A bit of sharpness was one thing that I lost from my transition from the DLP to the JVC.  I had noticed a slight lack of “pop” for lack of a better word, but when I saw that there were slight color bleeds on a white grid I figured that this probably had something to do with it.  Anyone who has converged a CRT projector knows this from personal experience.  Individual pixels (or points on the screen) will be less sharp and distinct and therefore the overall image will lack some depth and clarity.  This effect was rather small and what did benefit somewhat from this was the obvious difference while playing standard DVD vs.

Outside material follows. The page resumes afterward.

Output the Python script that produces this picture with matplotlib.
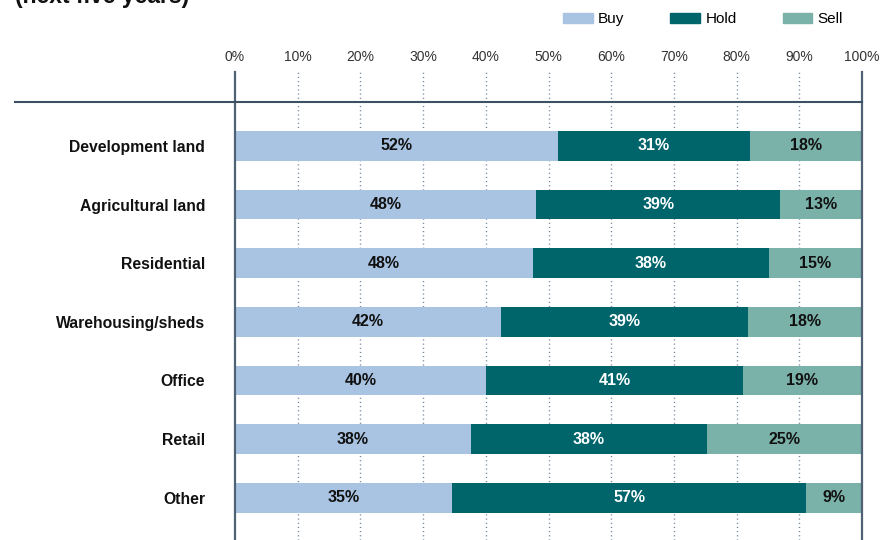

Blu-ray.  What, on the other projector, was an obvious lack of sharpness and detail on DVD was less noticeable on the JVC.  This meant, of course, that the best Blu-rays were not as outstanding as they could have been in this area.  I believe this will vary from sample to sample so things might be better or worse depending on which color is off and by how much.  Perhaps the model above, the 990, with its higher part tolerance might further eliminate this issue.  I suppose it is possible that this is related to a lens difference, but as there is no way to compare such a thing I cannot say for sure.

Initially, shadow detail was only average and blacks weren’t as dark as I felt they should be (given the hubbub about the fantastic blacks this projector offers).  A quick change to the gamma and adjustment of the black level control (brightness) made a significant improvement.  Shadow detail became much improved and the inkiness of the blacks was impressive.  While watching the opening sequence from I Love You, Man the camera flies through a cityscape at night and I kept thinking, “Wow, this looks great.”

From a color standpoint this projector was hard to fault (once it was calibrated).  From one end of the spectrum to the other everything looked as it should.  In films with overhead shots of a city in daylight the image was beautiful.  While watching broadcasts like The Good Wife I’m continually amazed at how good plain old TV can look.  Whether it was recorded, live, hard media, color always looked like it should.


Writing a conclusion for great products is usually somewhat straightforward.  That is the case here.  The JVC’s strong points are: color/vividness, adjustability, build quality, quiet operation, flexible placement, shadow detail/black level and good handling of motion.  For those (like me) who suffer from seeing “rainbows” the 3-chip JVC makes this irrelevant.  No product is perfect and areas for improvement are: sharpness (either upgrade the lens or better convergence of the panels—and it’s possible that the $2000 more 990 model addresses some of this) and vertical movement and fast horizontal movement.  More expensive products may offer more light output which, for some, will be necessary either because of screen size or the desire to watch with ambient light is important.  Other than that, this projector is hard to fault.  Highly recommended!